→ PROMPT:
Retype nothing but the lines from the start of the material up to and including the line with "from matplotlib.cm import ScalarMappable". Pictures don't belong in the copy.

→ SUPPLIED DATA:
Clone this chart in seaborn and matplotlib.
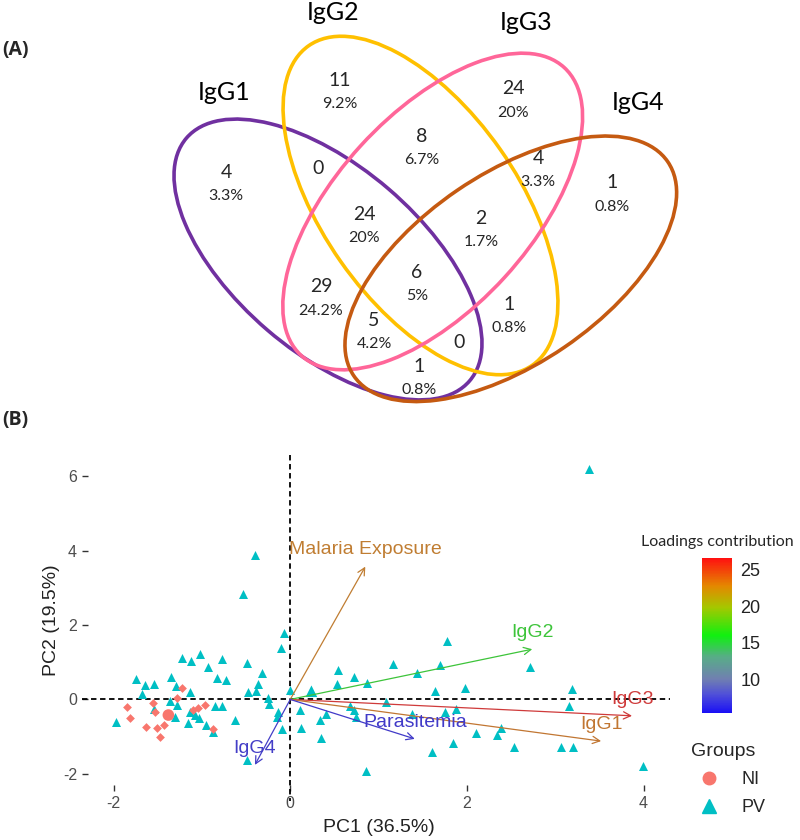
import matplotlib
matplotlib.use("Agg")
import matplotlib.pyplot as plt
import numpy as np
import pandas as pd
import seaborn as sns
from matplotlib.patches import Ellipse
from matplotlib.colors import LinearSegmentedColormap, Normalize
from matplotlib.lines import Line2D
from matplotlib.cm import ScalarMappable

# ---- (A) Venn: IgG subclass recognition ----
venn_sets = ['IgG1', 'IgG2', 'IgG3', 'IgG4']
venn_colors = ['#7030A0', '#FFC000', '#FF6699', '#C55A11']
region_counts = [4, 11, 0, 24, 29, 5, 8, 24, 4, 1, 2, 6, 1, 0, 1]
region_pcts = ['3.3%', '9.2%', '', '20%', '24.2%', '4.2%', '6.7%', '20%',
               '3.3%', '0.8%', '1.7%', '5%', '0.8%', '', '0.8%']

# ---- (B) PCA biplot ----
ni_pc1 = [-1.23, -1.28, -1.85, -1.81, -1.63, -1.55, -1.53, -1.51, -1.43, -1.48,
          -1.10, -1.05, -0.97, -0.88]
ni_pc2 = [0.32, 0.03, -0.21, -0.51, -0.75, -0.10, -0.35, -0.78, -0.69, -1.00,
          -0.28, -0.22, -0.15, -0.80]
pv_pc1 = [-0.40, -0.54, -0.07, -0.10, -1.23, -1.12, -1.02, -0.77, -0.49, -0.93,
          -0.32, -0.83, -0.73, -1.35, -1.75, -1.64, -1.54, -1.29, -0.37, -0.48,
          -0.39, 0.00, -1.68, -1.13, -1.36, -0.25, -0.85, -0.77, -1.28, -0.24,
          -0.14, -0.15, -1.14, -1.08, -1.03, -1.31, -1.97, -1.16, -0.63, -0.95,
          -0.87, -0.09, -0.49, 0.11, 0.12, 0.34, 0.35, 0.40, 0.54, 0.53,
          0.72, 0.87, 1.16, 0.68, 0.72, 0.75, 0.86, 1.08, 1.43, 1.70,
          1.78, 1.64, 1.98, 1.38, 1.75, 1.88, 2.10, 1.84, 1.61, 2.71,
          3.19, 3.16, 2.39, 2.34, 2.53, 3.07, 3.20, 3.99, 3.38, -1.54]
pv_pc2 = [3.88, 2.83, 1.78, 1.38, 1.11, 1.02, 1.22, 1.08, 0.99, 0.88,
          0.70, 0.57, 0.51, 0.60, 0.55, 0.39, 0.41, 0.37, 0.41, 0.21,
          0.23, 0.25, 0.14, 0.21, -0.04, 0.05, -0.17, -0.17, -0.15, -0.13,
          -0.34, -0.46, -0.33, -0.42, -0.49, -0.46, -0.60, -0.64, -0.55, -0.69,
          -0.87, -0.79, -1.63, -0.28, -0.78, -0.55, -1.04, -0.39, 0.79, 0.41,
          0.61, 0.45, 0.95, -0.17, -0.28, -0.46, -1.92, -0.06, 0.70, 0.93,
          1.58, 0.23, 0.30, -0.40, -0.33, -0.26, -0.91, -1.18, -1.40, 0.88,
          0.27, -0.19, -0.78, -0.95, -1.27, -1.27, -1.27, -1.78, 6.19, -0.25]
group_names = ['NI', 'PV']
centroid_pc1 = [-1.38, 0.24]
centroid_pc2 = [-0.42, 0.22]

var_names = ['Malaria Exposure', 'IgG2', 'IgG3', 'IgG1', 'Parasitemia', 'IgG4']
var_pc1 = [0.85, 2.74, 3.87, 3.52, 1.41, -0.40]
var_pc2 = [3.57, 1.35, -0.44, -1.12, -1.06, -1.76]
var_contrib = [23.2, 16.1, 26.6, 23.5, 5.4, 5.7]

group_palette = {'NI': '#F8766D', 'PV': '#00BFC4'}
contrib_cmap = LinearSegmentedColormap.from_list(
    'contrib', [(0.0, '#1A10F5'), (0.12, '#5050D8'), (0.22, '#7080B0'),
                (0.36, '#58AC88'), (0.5, '#10F010'), (0.68, '#A4C800'),
                (0.82, '#E48800'), (1.0, '#FF1010')])


def muted(rgba, k=0.38, grey=0.5):
    # thin anti-aliased segments read a little duller than the colour bar
    return tuple((1 - k) * c + k * grey for c in rgba[:3])


sns.set_theme(style="white")
plt.rcParams['font.family'] = ['Liberation Sans', 'DejaVu Sans']
plt.rcParams['axes.unicode_minus'] = False

fig = plt.figure(figsize=(8, 8.4), dpi=100)

# ===== panel A =====
ax_a = fig.add_axes([0, 0.5, 1, 0.5])
ax_a.set_xlim(0, 800)
ax_a.set_ylim(420, 0)
ax_a.axis('off')

ell_center = [(328, 259.5), (420.5, 205.5), (432.7, 211.5), (510.8, 268.8)]
ell_size = [(373, 186), (390, 195), (390, 195), (380, 190)]
ell_angle = [40.6, 55, -47.6, -34.3]
for c, (w, h), ang, col in zip(ell_center, ell_size, ell_angle, venn_colors):
    ax_a.add_patch(Ellipse(c, w, h, angle=ang, fill=False, lw=2.6, ec=col))

title_pos = [(224, 92), (333, 12), (526, 22), (638, 103)]
for name, (tx, ty) in zip(venn_sets, title_pos):
    ax_a.text(tx, ty, name, ha='center', va='center', fontsize=18,
              family=['Lato', 'DejaVu Sans'], color='black')

region_pos = [(226, 172), (340, 80), (318, 168), (364, 214), (321, 287),
              (374, 320), (422, 136), (513, 89), (538, 158), (612, 183),
              (481, 218), (417, 272), (509, 304), (459, 342), (419, 366)]
for n, p, (rx, ry) in zip(region_counts, region_pcts, region_pos):
    ax_a.text(rx, ry, str(n), ha='center', va='center', fontsize=14,
              family=['Lato', 'DejaVu Sans'])
    if p:
        ax_a.text(rx, ry + 24, p, ha='center', va='center', fontsize=11.5,
                  family=['Lato', 'DejaVu Sans'])

fig.text(2 / 800, 1 - 50 / 840, '(A)', fontsize=14, fontweight='bold',
         family=['Open Sans', 'DejaVu Sans'], va='center')
fig.text(2 / 800, 1 - 420 / 840, '(B)', fontsize=14, fontweight='bold',
         family=['Open Sans', 'DejaVu Sans'], va='center')

# ===== panel B =====
ax = fig.add_axes([88 / 800, 1 - 785 / 840, 582 / 800, 330 / 840])
ni_df = pd.DataFrame({'PC1': ni_pc1, 'PC2': ni_pc2, 'Groups': 'NI'})
pv_df = pd.DataFrame({'PC1': pv_pc1, 'PC2': pv_pc2, 'Groups': 'PV'})
cen_df = pd.DataFrame({'PC1': centroid_pc1, 'PC2': centroid_pc2, 'Groups': group_names})

ax.plot([-2.36, 4.30], [0, 0], ls=(0, (3, 2)), color='black', lw=1.3, clip_on=False, zorder=1)
ax.plot([0, 0], [6.57, -2.72], ls=(0, (3, 2)), color='black', lw=1.3, clip_on=False, zorder=1)

sns.scatterplot(data=pv_df, x='PC1', y='PC2', color=group_palette['PV'],
                marker='^', s=42, linewidth=0, ax=ax, zorder=2)
sns.scatterplot(data=ni_df, x='PC1', y='PC2', color=group_palette['NI'],
                marker='D', s=20, linewidth=0, ax=ax, zorder=3)
sns.scatterplot(data=cen_df, x='PC1', y='PC2', hue='Groups', style='Groups',
                palette=group_palette, markers={'NI': 'o', 'PV': '^'},
                s=70, linewidth=0, legend=False, ax=ax, zorder=3)

norm = Normalize(vmin=min(var_contrib), vmax=max(var_contrib))
for name, vx, vy, ct in zip(var_names, var_pc1, var_pc2, var_contrib):
    col = muted(contrib_cmap(norm(ct)))
    ax.annotate('', xy=(vx, vy), xytext=(0, 0),
                arrowprops=dict(arrowstyle='->', color=col, lw=0.9,
                                mutation_scale=13, shrinkA=0, shrinkB=0), zorder=4)
    ax.annotate(name, xy=(vx, vy), xytext=(0, 12), textcoords='offset points',
                ha='center', va='center', color=col, fontsize=14, zorder=5)

ax.set_xlim(-2.29, 4.30)
ax.set_ylim(-2.30, 6.57)
ax.set_xticks([-2, 0, 2, 4])
ax.set_yticks([-2, 0, 2, 4, 6])
ax.tick_params(bottom=True, left=True, length=4, width=1, color='#333333',
               labelsize=11.5, labelcolor='#4D4D4D', pad=4)
sns.despine(ax=ax, left=True, bottom=True)
ax.set_xlabel('PC1 (36.5%)', fontsize=14, color='#222222', labelpad=6)
ax.set_ylabel('PC2 (19.5%)', fontsize=14, color='#222222', labelpad=2)

# colour bar legend
cax = fig.add_axes([702 / 800, 1 - 713 / 840, 30 / 800, 155 / 840])
cb = fig.colorbar(ScalarMappable(norm=norm, cmap=contrib_cmap), cax=cax)
cb.outline.set_visible(False)
cb.set_ticks([10, 15, 20, 25])
cax.tick_params(left=True, right=True, direction='in', length=5, width=1,
                color='white', labelleft=False, labelright=True,
                labelsize=13, labelcolor='#222222', pad=6)
fig.text(641 / 800, 1 - 542 / 840, 'Loadings contribution', fontsize=11.5,
         family=['Lato', 'DejaVu Sans'], va='center')

handles = [Line2D([], [], marker='o', ls='', color=group_palette['NI'], markersize=9),
           Line2D([], [], marker='^', ls='', color=group_palette['PV'], markersize=10)]
leg = fig.legend(handles, group_names, title='Groups', loc='upper left',
                 bbox_to_anchor=(675 / 800, 1 - 727 / 840), frameon=False,
                 fontsize=13, title_fontsize=14, handletextpad=0.8,
                 labelspacing=0.6)
leg._legend_box.align = 'left'

fig.savefig('out.png', dpi=100)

→ TASK SOLUTION:
Clone this chart in seaborn and matplotlib.
import matplotlib
matplotlib.use("Agg")
import matplotlib.pyplot as plt
import numpy as np
import pandas as pd
import seaborn as sns
from matplotlib.patches import Ellipse
from matplotlib.colors import LinearSegmentedColormap, Normalize
from matplotlib.lines import Line2D
from matplotlib.cm import ScalarMappable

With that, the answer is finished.